Nas últimas duas semanas, milhares de mulheres ocuparam as ruas e as redes em todo o Brasil para mostrar indignação contra o PL 1904/2024. Como se sabe, o projeto de lei de autoria do deputado federal evangélico Sóstenes Cavalcante (PL-RJ), integrante da Frente Parlamentar contra o Aborto e em Defesa da Vida, pretende equiparar o aborto realizado depois de 22 semanas de gravidez ao crime de homicídio, com pena de até 20 anos. Isso valeria inclusive nos casos de estupro e de risco à vida da gestante, em que o aborto é permitido por lei desde 1940. A reação contra essa tentativa de retrocesso pode estar sendo muito mais poderosa do que se poderia imaginar.
Desde que a Câmara dos Deputados tentou tocar a tramitação do PL 1904, a chamada “Maré Verde” pela legalização do aborto – que já vinha em ascensão por aqui e em toda a América Latina há anos – ganhou fôlego e vive um novo e importante ciclo de protestos.
A importância dessa reação se reforça com a constatação de que o PL é a ponta de um imenso iceberg. A quatro meses das eleições municipais de 2024, mais uma vez o ataque ao aborto e aos direitos das mulheres está no centro das estratégias eleitorais de setores da direita. Mas engana-se quem vê nisso somente um “meio” para mobilizar bases e atrair votos. É também um fim em si mesmo, uma agenda política intencional de negação de direitos reprodutivos, sexuais e sociais às mulheres e pessoas que gestam.
Para situar a agenda antiaborto como um projeto de largo prazo, é útil reconstituir a sequência recente de acontecimentos que antecedeu a criação do PL 1904. Em dezembro de 2023, a prefeitura de São Paulo suspendeu o serviço de aborto legal do Hospital Vila Nova Cachoeirinha, um dos principais do país e um dos poucos a realizar o procedimento em casos de gestações avançadas.
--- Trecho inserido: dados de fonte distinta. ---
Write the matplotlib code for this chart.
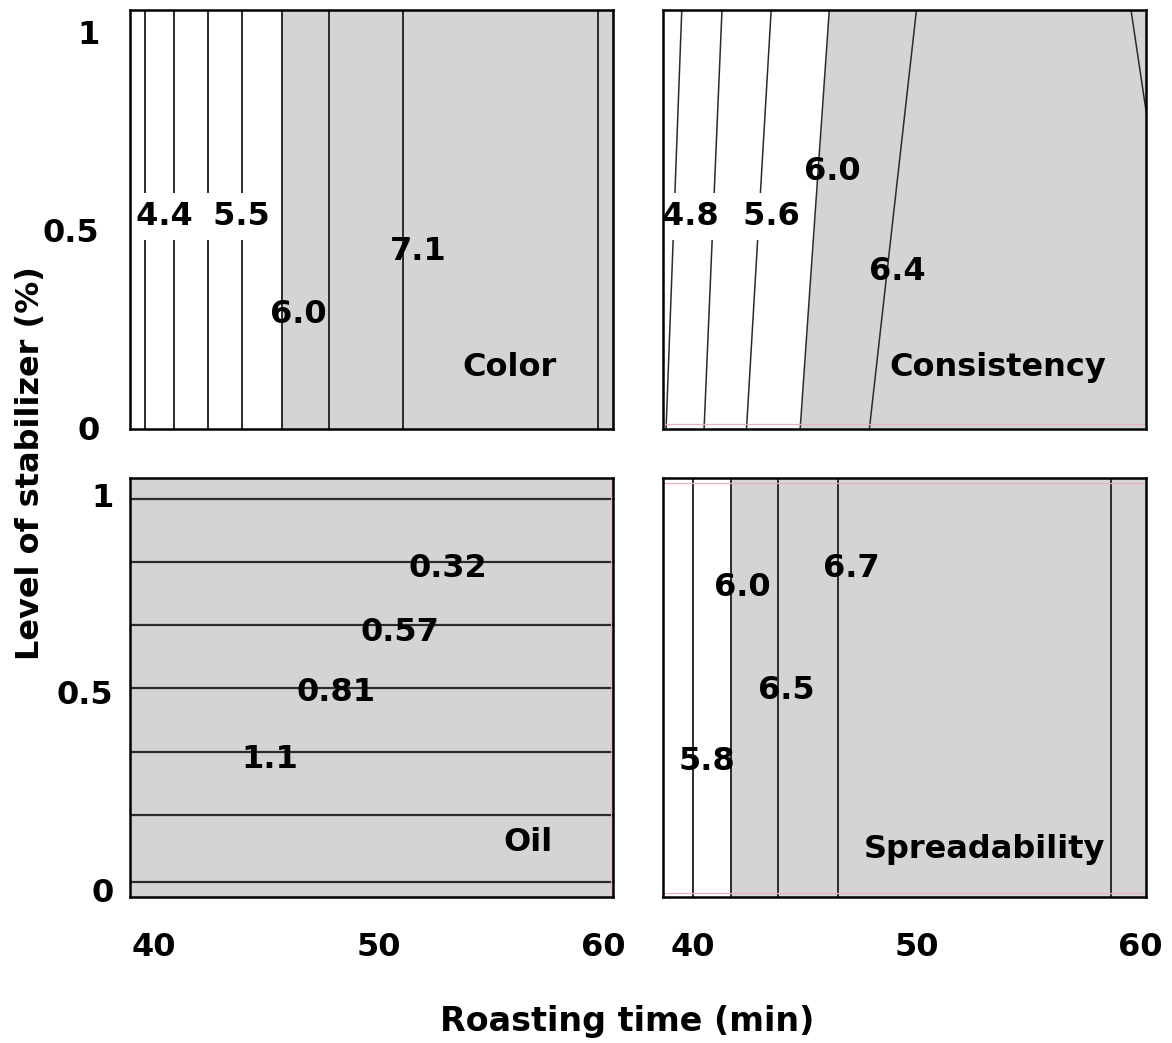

Profissionais foram obrigados pela secretaria de saúde a entregar prontuários de pacientes, o que é ilegal e viola o sigilo médico. Alguns deles estão sendo processados pelo Conselho Regional de Medicina de São Paulo pelo simples fato de terem tentado cumprir seu dever médico.
Para dirimir esta insegurança jurídica, que leva muitos profissionais a negar o aborto legal em gestações avançadas, o Ministério da Saúde emitiu em fevereiro de 2024 uma nota técnica em que reafirmava que a lei não impõe limite de tempo. A bancada evangélica reagiu e a nota técnica foi revogada menos de 24 horas depois.